In proposing the creation of the Millennium Challenge Corporation, President Bush envisions a new, results-oriented approach to international development that is free of AID's mission confusion. "AID now reports directly to the State Department," explains Natsios, and "there is an opinion within some elements of the administration that State and AID tend to look at issues from a geostrategic point of view." By contrast, Natsios says, Millennium Challenge funding "is supposed to be purely based on performance." Under Bush's plan, the new government corporation would identify developing countries that have exhibited a commitment to democracy, human rights and economic development. Only the most promising would be extended assistance, and the corporation would report annually on their progress. Bush says the corporation could work with as few as 125 staffers, but would rely on AID personnel to oversee development work in the field. The corporation would have more flexibility in hiring, firing and issuing contracts than does AID.

Bush's plan has sparked enthusiasm on Capitol Hill, both from proponents of foreign aid, who rejoice in the proposed new funding, and from aid skeptics, who are intrigued by Bush's emphasis on development results. Bush has won over doubters-who question whether the new corporation could really improve on AID's performance-by promising that the new funding and corporation would not replace AID, and that AID's mission would be recast.

Under the Bush plan, AID would work with countries that narrowly miss qualifying for Millennium Challenge funding; with failed and failing states, such as Iraq and Afghanistan; and with countries of key strategic importance, such as Egypt, Jordan and Pakistan. Both the House and the Senate Foreign Relations Committee have approved bills to implement the new program. The full Senate has yet to act. The House bill would set up Bush's Millennium Challenge Corporation to oversee the funding, while the Senate bill would have the State Department distribute the money. It's not yet clear whether the Senate will appropriate the full $1.3 billion that Bush has requested for the new program in 2004. The House appropriated the full amount.

The effect of the Millennium Challenge program on AID remains to be seen. In testimony before the House Appropriations Committee last May, Natsios said the president's plan "marks a revolution in foreign assistance," and AID welcomed the new program "as the strongest possible commitment by the Bush administration to making development a core element of our foreign policy." Natsios says the Millennium Challenge Corporation, if created, would serve as a model for restructuring AID.

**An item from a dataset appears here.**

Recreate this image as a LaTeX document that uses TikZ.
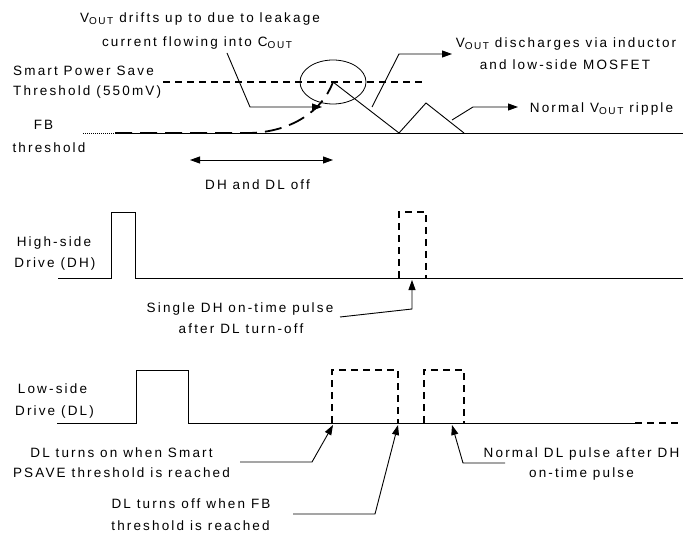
\documentclass[tikz,border=0pt]{standalone}
\usepackage{fontspec}
\setmainfont[LetterSpace=16]{Liberation Sans}
\usetikzlibrary{arrows.meta}
\newcommand\subtxt[1]{\raisebox{-0.25ex}{\fontsize{10}{10}\selectfont #1}}
\begin{document}
\begin{tikzpicture}[x=1pt,y=-1pt,
  lbl/.style={inner sep=0pt,font=\fontsize{13.5}{21}\selectfont},
  sig/.style={line width=0.9pt},
  dsig/.style={line width=1.7pt,dash pattern=on 7pt off 5pt},
  lsig/.style={line width=1.8pt,dash pattern=on 17pt off 8pt},
  conn/.style={line width=0.9pt,-{Triangle[length=10pt,width=7pt]}},
  dconn/.style={line width=0.9pt,{Triangle[length=10pt,width=7pt]}-{Triangle[length=10pt,width=7pt]}}]
\useasboundingbox (0,0) rectangle (685,537);
% ---- texts
\node[lbl,anchor=base] (t1a) at (200,23) {V\subtxt{OUT} drifts up to due to leakage};
\node[lbl,anchor=base] (t1b) at (197,47) {current flowing into C\subtxt{OUT}};
\node[lbl,anchor=base west] (t2a) at (13,76) {Smart Power Save};
\node[lbl,anchor=base west] (t2b) at (13,96) {Threshold (550mV)};
\node[lbl,anchor=base] (t3a) at (43.5,130) {FB};
\node[lbl,anchor=base] (t3b) at (49,153) {threshold};
\node[lbl,anchor=base] (t4a) at (566,48) {V\subtxt{OUT} discharges via inductor};
\node[lbl,anchor=base] (t4b) at (565,70) {and low-side MOSFET};
\node[lbl,anchor=base] (t5) at (601.5,113) {Normal V\subtxt{OUT} ripple};
\node[lbl,anchor=base] (t6) at (257.5,190) {DH and DL off};
\node[lbl,anchor=base] (t7a) at (54,247) {High-side};
\node[lbl,anchor=base] (t7b) at (55,268) {Drive (DH)};
\node[lbl,anchor=base] (t8a) at (240,312) {Single DH on-time pulse};
\node[lbl,anchor=base] (t8b) at (241,333) {after DL turn-off};
\node[lbl,anchor=base] (t9a) at (52.5,393) {Low-side};
\node[lbl,anchor=base] (t9b) at (54.5,415) {Drive (DL)};
\node[lbl,anchor=base] (t10a) at (121.5,457) {DL turns on when Smart};
\node[lbl,anchor=base] (t10b) at (121.5,477) {PSAVE threshold is reached};
\node[lbl,anchor=base] (t11a) at (191,508) {DL turns off when FB};
\node[lbl,anchor=base] (t11b) at (190.5,530) {threshold is reached};
\node[lbl,anchor=base] (t12a) at (581.5,457) {Normal DL pulse after DH};
\node[lbl,anchor=base] (t12b) at (581.5,477) {on-time pulse};
% ---- coordinates
\coordinate (peak) at (333,82);
\coordinate (c1s) at (227,53);   \coordinate (c1t) at (322,107);
\coordinate (c2s) at (372,107);  \coordinate (c2t) at (452,54);
\coordinate (c3s) at (452,120);  \coordinate (c3t) at (518,107);
\coordinate (dal) at (190,160);  \coordinate (dar) at (333,160);
\coordinate (c4s) at (340,317);  \coordinate (c4t) at (412,280);
\coordinate (c5s) at (240,462);  \coordinate (c5t) at (333,425);
\coordinate (c6s) at (293,514);  \coordinate (c6t) at (398,425);
\coordinate (c7s) at (505,463);  \coordinate (c7t) at (452,425);
% ---- top waveform
\draw[dsig] (163,82) -- (423,82);
\draw[line width=0.8pt] (peak) ellipse [x radius=33pt, y radius=22pt];
\draw[line width=0.6pt,dash pattern=on 1pt off 1pt] (83,133) -- (115,133);
\draw[line width=0.6pt] (115,133) -- (683,133);
\draw[lsig] (115,133) -- (250,133) .. controls (290,132) and (322,112) .. (peak);
\draw[sig] (peak) -- (399,133) -- (426,103) -- (464,133);
\draw[conn] (c1s) -- (250,107) -- (c1t);
\draw[conn] (c2s) -- (399,54) -- (c2t);
\draw[conn] (c3s) -- (473,107) -- (c3t);
\draw[dconn] (dal) -- (dar);
% ---- DH
\draw[sig] (58,278) -- (111,278) -- (111,212) -- (135,212) -- (135,278) -- (683,278);
\draw[dsig] (399,278) -- (399,212) -- (426,212) -- (426,278);
\draw[conn] (c4s) -- (412,309) -- (c4t);
% ---- DL
\draw[sig] (57,423) -- (136,423) -- (136,370) -- (188,370) -- (188,423) -- (635,423);
\draw[dsig] (635,423) -- (682,423);
\draw[dsig] (332,423) -- (332,370) -- (398,370) -- (398,423);
\draw[dsig] (424,423) -- (424,370) -- (464,370) -- (464,423);
\draw[conn] (c5s) -- (312,462) -- (c5t);
\draw[conn] (c6s) -- (375,514) -- (c6t);
\draw[conn] (c7s) -- (463,463) -- (c7t);
\end{tikzpicture}
\end{document}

But like many development experts, Stephen Radelet, a senior fellow at the Center for Global Development, a think tank in Washington, is a skeptic. Radelet told the Senate Foreign Relations Committee in March that the creation of the Millennium Challenge Corporation could help AID if it allows the agency to focus on a single mission. But, he added, "It could also further fragment foreign aid policy. It could lead to redundancy, to more confusion. It could impede coordination and create rivalries." And, as many development experts are quick to note, past efforts to recast U.S. foreign assistance-including the creation of AID-have quickly reverted to old patterns and poor results.